Dataset records:
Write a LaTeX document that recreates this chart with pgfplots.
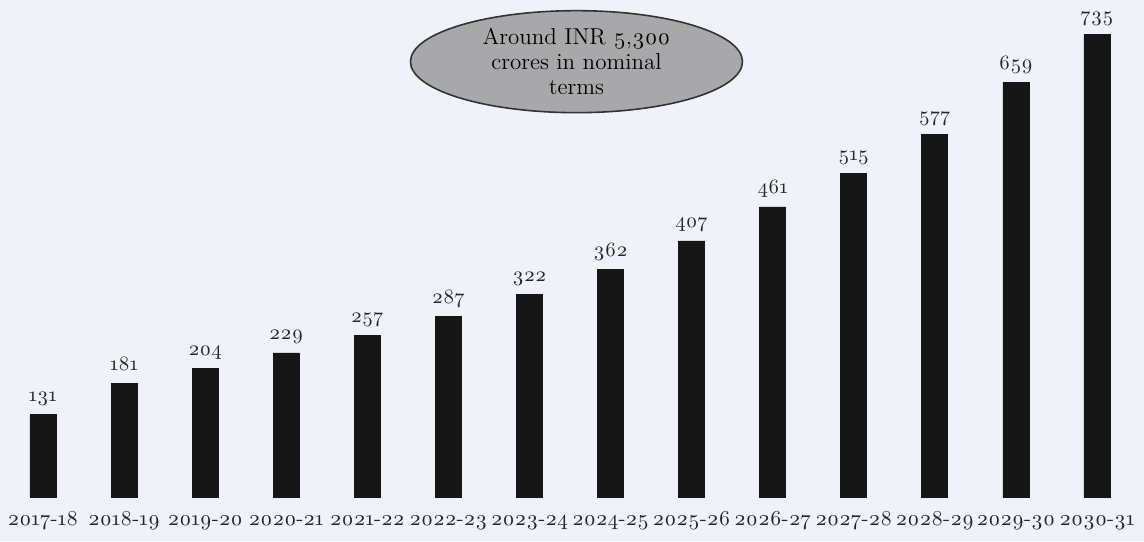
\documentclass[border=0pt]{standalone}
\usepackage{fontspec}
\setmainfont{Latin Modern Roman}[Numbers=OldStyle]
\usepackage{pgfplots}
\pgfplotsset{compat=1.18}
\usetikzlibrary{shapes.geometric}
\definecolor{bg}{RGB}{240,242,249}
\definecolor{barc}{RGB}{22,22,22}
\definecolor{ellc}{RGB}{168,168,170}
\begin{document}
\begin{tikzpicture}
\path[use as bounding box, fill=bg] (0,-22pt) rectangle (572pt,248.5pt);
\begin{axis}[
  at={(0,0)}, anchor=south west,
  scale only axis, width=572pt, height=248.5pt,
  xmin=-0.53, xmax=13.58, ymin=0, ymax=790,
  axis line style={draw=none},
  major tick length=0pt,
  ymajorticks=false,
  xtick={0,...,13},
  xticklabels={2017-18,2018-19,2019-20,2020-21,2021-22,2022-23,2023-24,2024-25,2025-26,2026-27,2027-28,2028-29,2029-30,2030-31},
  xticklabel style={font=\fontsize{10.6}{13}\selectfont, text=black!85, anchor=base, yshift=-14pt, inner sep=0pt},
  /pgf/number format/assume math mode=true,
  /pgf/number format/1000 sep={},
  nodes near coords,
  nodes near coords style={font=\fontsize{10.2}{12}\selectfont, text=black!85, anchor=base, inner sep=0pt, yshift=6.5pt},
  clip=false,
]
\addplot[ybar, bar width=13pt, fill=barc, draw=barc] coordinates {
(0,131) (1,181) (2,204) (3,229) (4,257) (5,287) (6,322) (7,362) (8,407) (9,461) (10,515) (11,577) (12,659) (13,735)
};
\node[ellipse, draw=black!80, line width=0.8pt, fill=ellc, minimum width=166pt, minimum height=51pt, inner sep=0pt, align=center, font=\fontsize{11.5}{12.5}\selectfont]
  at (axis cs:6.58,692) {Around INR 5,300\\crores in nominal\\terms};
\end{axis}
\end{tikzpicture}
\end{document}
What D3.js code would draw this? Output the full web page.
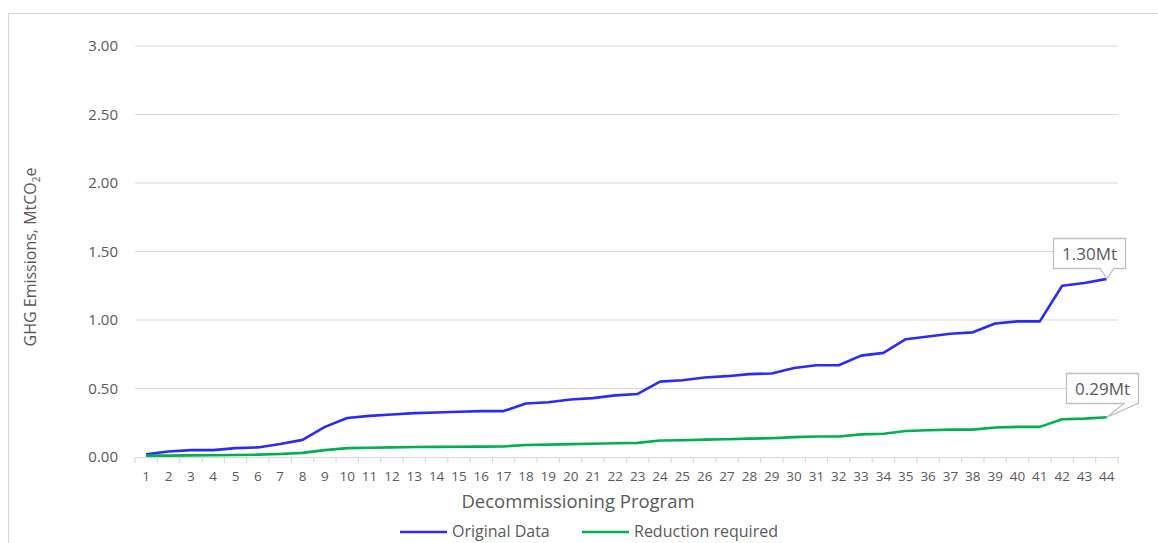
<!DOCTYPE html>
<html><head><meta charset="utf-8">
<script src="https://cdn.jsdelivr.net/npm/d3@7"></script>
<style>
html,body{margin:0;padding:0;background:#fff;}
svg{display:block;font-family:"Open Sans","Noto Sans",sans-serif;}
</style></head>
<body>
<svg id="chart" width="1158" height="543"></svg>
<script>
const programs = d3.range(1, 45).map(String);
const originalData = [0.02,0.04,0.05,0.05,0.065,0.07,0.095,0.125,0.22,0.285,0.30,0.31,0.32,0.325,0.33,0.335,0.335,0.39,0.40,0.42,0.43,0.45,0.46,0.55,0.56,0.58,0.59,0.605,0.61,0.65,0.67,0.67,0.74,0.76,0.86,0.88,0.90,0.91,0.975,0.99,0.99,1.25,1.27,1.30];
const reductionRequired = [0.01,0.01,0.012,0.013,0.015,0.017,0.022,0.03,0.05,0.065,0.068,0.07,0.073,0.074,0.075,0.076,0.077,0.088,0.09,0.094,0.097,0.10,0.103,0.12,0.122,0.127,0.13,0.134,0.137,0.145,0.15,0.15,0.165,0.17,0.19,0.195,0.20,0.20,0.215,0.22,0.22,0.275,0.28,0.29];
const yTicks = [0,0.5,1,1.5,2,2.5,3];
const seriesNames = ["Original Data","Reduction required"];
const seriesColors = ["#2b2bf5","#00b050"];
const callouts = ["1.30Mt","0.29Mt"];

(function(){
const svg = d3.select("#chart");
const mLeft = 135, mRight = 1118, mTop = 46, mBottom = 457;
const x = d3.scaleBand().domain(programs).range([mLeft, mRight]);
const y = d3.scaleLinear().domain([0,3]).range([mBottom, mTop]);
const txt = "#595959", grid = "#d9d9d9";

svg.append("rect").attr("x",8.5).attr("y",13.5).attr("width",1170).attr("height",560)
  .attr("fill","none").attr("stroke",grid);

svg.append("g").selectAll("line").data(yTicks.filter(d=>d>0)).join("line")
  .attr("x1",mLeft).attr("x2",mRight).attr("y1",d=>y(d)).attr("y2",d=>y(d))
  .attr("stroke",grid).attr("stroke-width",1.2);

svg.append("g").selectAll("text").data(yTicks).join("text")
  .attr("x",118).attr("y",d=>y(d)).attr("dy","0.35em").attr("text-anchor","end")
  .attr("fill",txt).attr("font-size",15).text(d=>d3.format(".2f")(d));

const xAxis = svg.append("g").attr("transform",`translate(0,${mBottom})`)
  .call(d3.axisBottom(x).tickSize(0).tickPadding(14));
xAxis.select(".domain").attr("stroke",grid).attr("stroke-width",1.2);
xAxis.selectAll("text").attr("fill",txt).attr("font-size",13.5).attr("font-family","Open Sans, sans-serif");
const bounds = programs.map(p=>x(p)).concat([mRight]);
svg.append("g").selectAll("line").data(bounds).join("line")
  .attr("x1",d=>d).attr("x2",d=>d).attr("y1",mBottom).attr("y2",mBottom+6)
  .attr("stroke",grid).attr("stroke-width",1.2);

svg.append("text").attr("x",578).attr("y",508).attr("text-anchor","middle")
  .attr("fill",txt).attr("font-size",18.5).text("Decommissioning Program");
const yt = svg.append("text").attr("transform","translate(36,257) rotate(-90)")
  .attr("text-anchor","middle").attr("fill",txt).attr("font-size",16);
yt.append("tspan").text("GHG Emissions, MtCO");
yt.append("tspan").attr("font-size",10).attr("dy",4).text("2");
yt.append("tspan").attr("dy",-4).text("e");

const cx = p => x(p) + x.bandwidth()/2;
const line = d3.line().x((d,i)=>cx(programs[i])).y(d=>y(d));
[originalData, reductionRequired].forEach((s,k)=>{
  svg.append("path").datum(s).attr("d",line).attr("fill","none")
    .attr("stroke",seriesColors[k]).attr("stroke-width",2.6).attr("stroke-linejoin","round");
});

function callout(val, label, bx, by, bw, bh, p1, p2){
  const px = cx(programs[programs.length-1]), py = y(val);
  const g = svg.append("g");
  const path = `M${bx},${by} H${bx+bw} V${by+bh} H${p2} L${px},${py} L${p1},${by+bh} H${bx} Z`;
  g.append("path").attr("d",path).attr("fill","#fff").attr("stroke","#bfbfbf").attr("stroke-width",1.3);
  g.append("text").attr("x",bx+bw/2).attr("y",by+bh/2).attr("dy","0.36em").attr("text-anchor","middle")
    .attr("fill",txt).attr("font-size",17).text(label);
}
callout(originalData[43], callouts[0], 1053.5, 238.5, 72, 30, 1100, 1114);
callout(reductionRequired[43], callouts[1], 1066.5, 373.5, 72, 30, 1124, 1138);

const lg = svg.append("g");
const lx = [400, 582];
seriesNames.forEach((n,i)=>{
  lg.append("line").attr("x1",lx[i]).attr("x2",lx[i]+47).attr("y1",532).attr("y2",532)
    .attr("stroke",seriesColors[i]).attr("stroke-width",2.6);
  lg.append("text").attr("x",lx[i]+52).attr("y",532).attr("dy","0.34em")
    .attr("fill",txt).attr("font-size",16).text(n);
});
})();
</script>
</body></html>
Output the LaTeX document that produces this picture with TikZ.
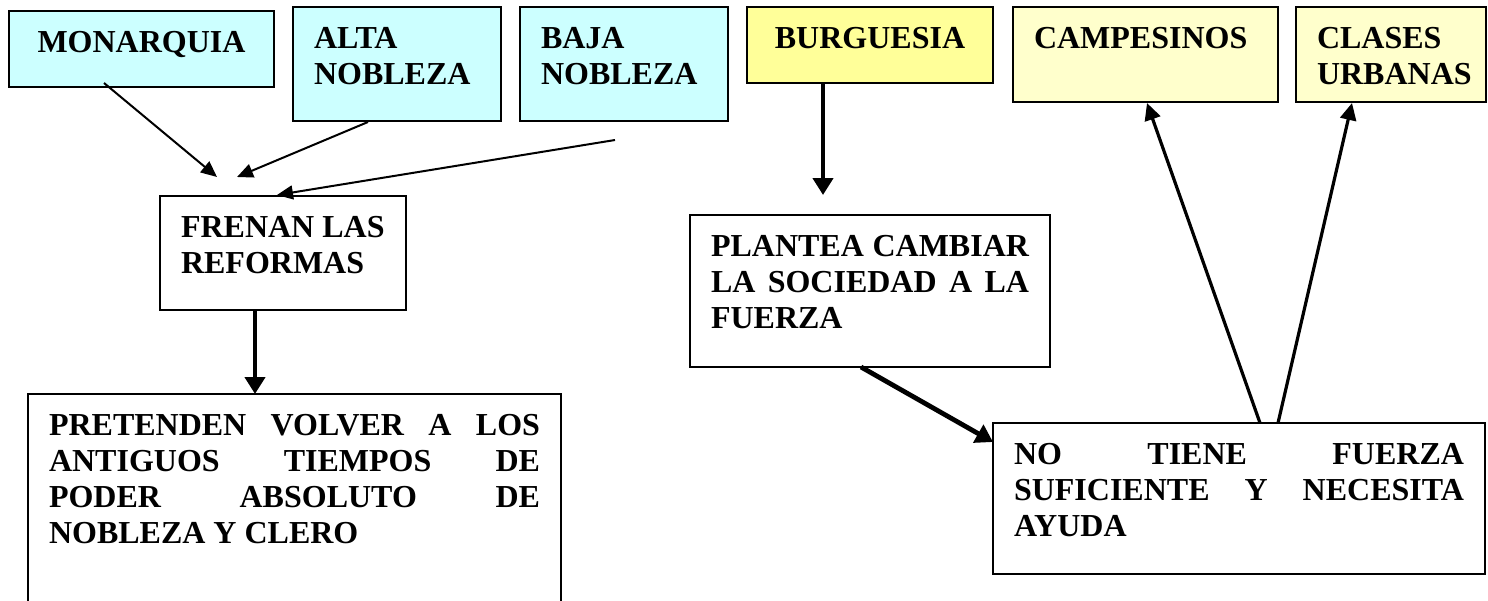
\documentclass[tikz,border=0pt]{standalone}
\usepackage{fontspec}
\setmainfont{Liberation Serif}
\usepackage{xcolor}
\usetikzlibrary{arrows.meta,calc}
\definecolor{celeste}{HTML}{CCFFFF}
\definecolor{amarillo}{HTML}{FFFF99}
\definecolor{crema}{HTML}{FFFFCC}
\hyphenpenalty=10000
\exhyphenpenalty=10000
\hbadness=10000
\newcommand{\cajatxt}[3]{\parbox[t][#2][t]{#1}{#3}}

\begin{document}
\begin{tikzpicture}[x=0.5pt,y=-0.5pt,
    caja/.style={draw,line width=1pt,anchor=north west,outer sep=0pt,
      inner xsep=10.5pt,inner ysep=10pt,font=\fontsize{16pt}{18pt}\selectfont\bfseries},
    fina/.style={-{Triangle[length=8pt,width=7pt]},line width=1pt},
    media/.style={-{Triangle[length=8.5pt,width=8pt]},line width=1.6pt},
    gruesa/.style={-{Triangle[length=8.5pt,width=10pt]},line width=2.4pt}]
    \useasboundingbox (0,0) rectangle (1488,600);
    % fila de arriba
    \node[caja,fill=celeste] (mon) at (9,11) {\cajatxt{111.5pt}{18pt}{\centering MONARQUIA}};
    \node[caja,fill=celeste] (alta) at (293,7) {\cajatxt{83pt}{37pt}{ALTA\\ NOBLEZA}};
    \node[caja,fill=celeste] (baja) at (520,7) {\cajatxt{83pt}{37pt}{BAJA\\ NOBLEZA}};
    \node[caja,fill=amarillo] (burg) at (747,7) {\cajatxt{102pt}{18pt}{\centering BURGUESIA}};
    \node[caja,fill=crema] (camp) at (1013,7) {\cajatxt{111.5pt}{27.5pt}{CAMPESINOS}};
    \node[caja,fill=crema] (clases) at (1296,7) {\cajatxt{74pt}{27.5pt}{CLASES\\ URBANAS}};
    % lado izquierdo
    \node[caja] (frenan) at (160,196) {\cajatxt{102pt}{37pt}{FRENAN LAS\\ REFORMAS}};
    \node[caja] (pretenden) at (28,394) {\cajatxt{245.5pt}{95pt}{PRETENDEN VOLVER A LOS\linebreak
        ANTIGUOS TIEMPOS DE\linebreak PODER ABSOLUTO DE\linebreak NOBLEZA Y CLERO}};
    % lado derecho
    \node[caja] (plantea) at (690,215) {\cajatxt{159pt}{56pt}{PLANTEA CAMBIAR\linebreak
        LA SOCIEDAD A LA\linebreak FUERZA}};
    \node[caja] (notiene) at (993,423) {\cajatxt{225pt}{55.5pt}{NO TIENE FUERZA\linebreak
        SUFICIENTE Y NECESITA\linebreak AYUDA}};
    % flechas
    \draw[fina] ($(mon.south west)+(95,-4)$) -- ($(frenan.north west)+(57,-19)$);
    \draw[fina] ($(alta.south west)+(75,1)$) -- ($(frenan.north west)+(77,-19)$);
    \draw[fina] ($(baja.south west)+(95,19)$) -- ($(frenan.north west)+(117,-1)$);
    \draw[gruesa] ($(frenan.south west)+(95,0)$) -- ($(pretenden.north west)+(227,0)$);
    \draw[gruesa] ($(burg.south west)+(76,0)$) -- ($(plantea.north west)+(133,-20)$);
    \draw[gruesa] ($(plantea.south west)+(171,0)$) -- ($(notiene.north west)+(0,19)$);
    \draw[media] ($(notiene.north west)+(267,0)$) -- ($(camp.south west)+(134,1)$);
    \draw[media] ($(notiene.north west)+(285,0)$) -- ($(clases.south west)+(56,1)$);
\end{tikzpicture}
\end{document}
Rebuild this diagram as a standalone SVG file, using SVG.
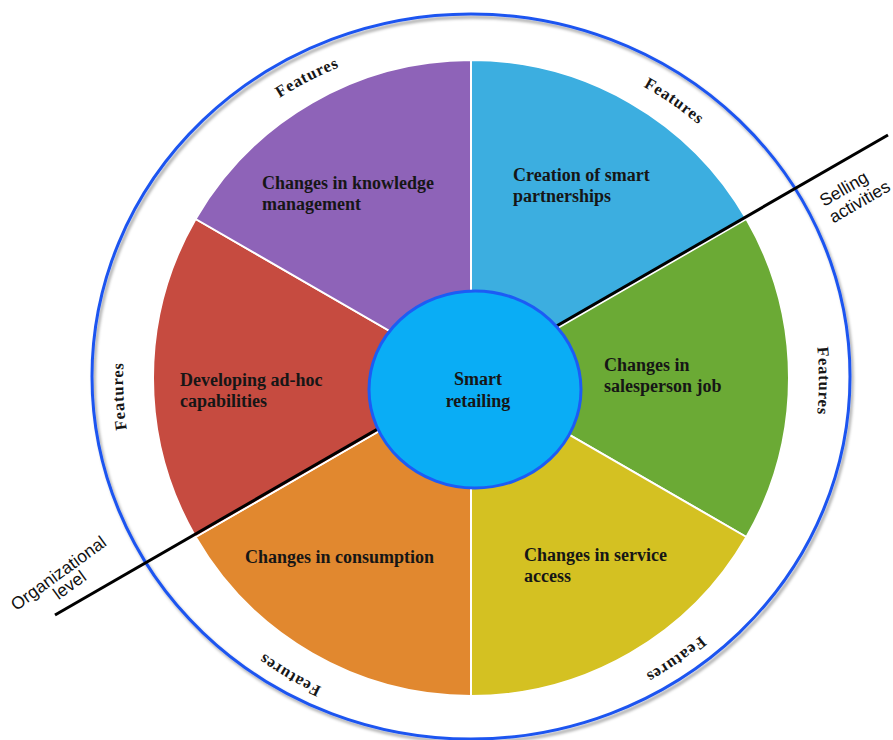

Task details: Extract every line containing the string "that" from the material.

Exercise output:
Write a LaTeX document that recreates this chart with pgfplots.
Output the LaTeX document that produces this picture with TikZ.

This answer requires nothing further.